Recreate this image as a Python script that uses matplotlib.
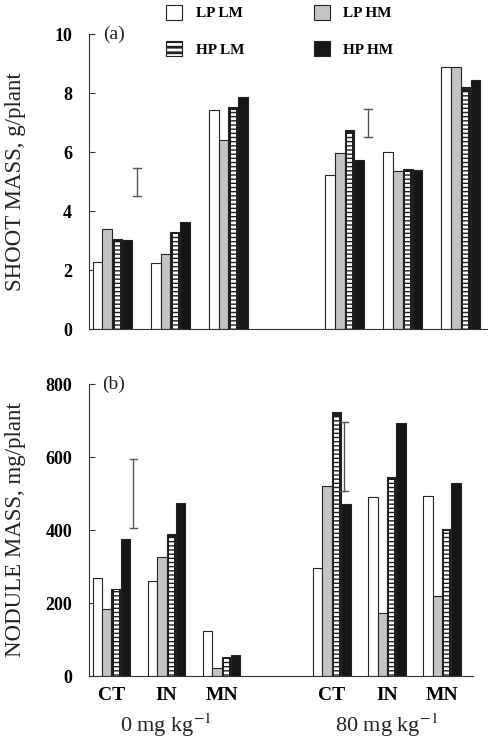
import numpy as np
import matplotlib
matplotlib.use("Agg")
import matplotlib.pyplot as plt
from matplotlib.patches import Patch
from matplotlib.legend_handler import HandlerTuple

plt.rcParams['font.family'] = ['Liberation Serif', 'DejaVu Serif']
plt.rcParams['mathtext.fontset'] = 'stix'
plt.rcParams['hatch.linewidth'] = 2.0

# data
group_pos = [0, 1, 2, 4, 5, 6]
categories = ['CT', 'IN', 'MN', 'CT', 'IN', 'MN']
series = ['LP LM', 'LP HM', 'HP LM', 'HP HM']

shoot = {
    'LP LM': [2.26, 2.23, 7.42, 5.22, 6.01, 8.87],
    'LP HM': [3.38, 2.56, 6.41, 5.98, 5.37, 8.87],
    'HP LM': [3.04, 3.30, 7.54, 6.75, 5.41, 8.21],
    'HP HM': [3.02, 3.64, 7.85, 5.73, 5.39, 8.46],
}
nodule = {
    'LP LM': [268, 260, 123, 296, 490, 493],
    'LP HM': [183, 327, 21, 520, 174, 218],
    'HP LM': [238, 388, 51, 724, 544, 404],
    'HP HM': [375, 473, 58, 472, 694, 530],
}
# LSD bars: (x position, low, high)
shoot_lsd = [(0.42, 4.52, 5.45), (4.41, 6.52, 7.45)]
nodule_lsd = [(0.40, 406, 595), (4.22, 507, 697)]

face = {'LP LM': 'white', 'LP HM': '#c4c4c4', 'HP LM': '#1e1e1e', 'HP HM': '#161616'}
width = 0.17
offsets = (np.arange(4) - 1.5) * width

fig = plt.figure(figsize=(4.88, 7.41), dpi=100)
ax1 = fig.add_axes([0.182, 0.556, 0.818, 0.398])
ax2 = fig.add_axes([0.182, 0.0877, 0.787, 0.394])


def draw_panel(ax, data, lsd, ylim, yticks, ylabel, tag):
    x = np.array(group_pos, dtype=float)
    for i, s in enumerate(series):
        ax.bar(x + offsets[i], data[s], width, color=face[s], edgecolor='#222222', linewidth=0.8, zorder=2)
        if s == 'HP LM':
            # white horizontal dashes inside the dark bar
            ax.bar(x + offsets[i], np.array(data[s]) * 0.985, width * 0.55, facecolor='none',
                   edgecolor='white', linewidth=0, hatch='----', zorder=3)
    for xp, lo, hi in lsd:
        ax.plot([xp, xp], [lo, hi], color='#555555', lw=1.0, zorder=4)
        for yy in (lo, hi):
            ax.plot([xp - 0.07, xp + 0.07], [yy, yy], color='#555555', lw=1.0, zorder=4)
    ax.set_ylim(*ylim)
    ax.set_yticks(yticks)
    ax.set_yticklabels([str(t) for t in yticks], fontweight='bold', fontsize=13)
    ax.tick_params(axis='y', direction='in', length=4, pad=12, color='#333333')
    ax.spines['top'].set_visible(False)
    ax.spines['right'].set_visible(False)
    ax.spines['left'].set_color('#333333')
    ax.spines['bottom'].set_color('#333333')
    ax.set_ylabel(ylabel, fontsize=16.5, color='#222222')
    ax.text(0.035, 1.0, tag, transform=ax.transAxes, fontsize=14, va='center', ha='left', color='#222222')


draw_panel(ax1, shoot, shoot_lsd, (0, 10), [0, 2, 4, 6, 8, 10], 'SHOOT MASS, g/plant', '(a)')
ax1.set_xlim(-0.405, 6.47)
ax1.set_xticks([])

draw_panel(ax2, nodule, nodule_lsd, (0, 800), [0, 200, 400, 600, 800], 'NODULE MASS, mg/plant', '(b)')
ax2.set_xlim(-0.41, 6.56)
ax2.set_xticks(group_pos)
ax2.set_xticklabels(categories, fontweight='bold', fontsize=14)
ax2.tick_params(axis='x', length=0, pad=8)
ax2.text(1, -0.216, '0 mg kg$^{-1}$', transform=ax2.get_xaxis_transform(), ha='center', va='bottom', fontsize=16, color='#222222')
ax2.text(5, -0.216, '80 mg kg$^{-1}$', transform=ax2.get_xaxis_transform(), ha='center', va='bottom', fontsize=16, color='#222222')
ax1.yaxis.set_label_coords(-0.158, 0.5)
ax2.yaxis.set_label_coords(-0.164, 0.5)

handles = [
    Patch(facecolor=face['LP LM'], edgecolor='#222222', linewidth=0.8),
    (Patch(facecolor='white', edgecolor='#222222', linewidth=0.8, hatch='---'),),
    Patch(facecolor=face['LP HM'], edgecolor='#222222', linewidth=0.8),
    Patch(facecolor=face['HP HM'], edgecolor='#222222', linewidth=0.8),
]
labels = ['LP LM', 'HP LM', 'LP HM', 'HP HM']
fig.legend(handles, labels, ncol=2, loc='upper left', bbox_to_anchor=(0.313, 1.012),
           frameon=False, prop={'weight': 'bold', 'size': 11}, handlelength=1.0, handleheight=1.1,
           handletextpad=0.9, columnspacing=4.6, labelspacing=1.35,
           handler_map={tuple: HandlerTuple(ndivide=None)})

fig.savefig('out.png', dpi=100)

### TASK STATEMENT
Repeat the listing above from its first line through the line that contains "ax2 = fig.add_axes([0.182, 0.0877, 0.787, 0.394])", both included, and nothing more. Drop the pictures.

### COMPLETE OUTPUT
Recreate this image as a Python script that uses matplotlib.
import numpy as np
import matplotlib
matplotlib.use("Agg")
import matplotlib.pyplot as plt
from matplotlib.patches import Patch
from matplotlib.legend_handler import HandlerTuple

plt.rcParams['font.family'] = ['Liberation Serif', 'DejaVu Serif']
plt.rcParams['mathtext.fontset'] = 'stix'
plt.rcParams['hatch.linewidth'] = 2.0

# data
group_pos = [0, 1, 2, 4, 5, 6]
categories = ['CT', 'IN', 'MN', 'CT', 'IN', 'MN']
series = ['LP LM', 'LP HM', 'HP LM', 'HP HM']

shoot = {
    'LP LM': [2.26, 2.23, 7.42, 5.22, 6.01, 8.87],
    'LP HM': [3.38, 2.56, 6.41, 5.98, 5.37, 8.87],
    'HP LM': [3.04, 3.30, 7.54, 6.75, 5.41, 8.21],
    'HP HM': [3.02, 3.64, 7.85, 5.73, 5.39, 8.46],
}
nodule = {
    'LP LM': [268, 260, 123, 296, 490, 493],
    'LP HM': [183, 327, 21, 520, 174, 218],
    'HP LM': [238, 388, 51, 724, 544, 404],
    'HP HM': [375, 473, 58, 472, 694, 530],
}
# LSD bars: (x position, low, high)
shoot_lsd = [(0.42, 4.52, 5.45), (4.41, 6.52, 7.45)]
nodule_lsd = [(0.40, 406, 595), (4.22, 507, 697)]

face = {'LP LM': 'white', 'LP HM': '#c4c4c4', 'HP LM': '#1e1e1e', 'HP HM': '#161616'}
width = 0.17
offsets = (np.arange(4) - 1.5) * width

fig = plt.figure(figsize=(4.88, 7.41), dpi=100)
ax1 = fig.add_axes([0.182, 0.556, 0.818, 0.398])
ax2 = fig.add_axes([0.182, 0.0877, 0.787, 0.394])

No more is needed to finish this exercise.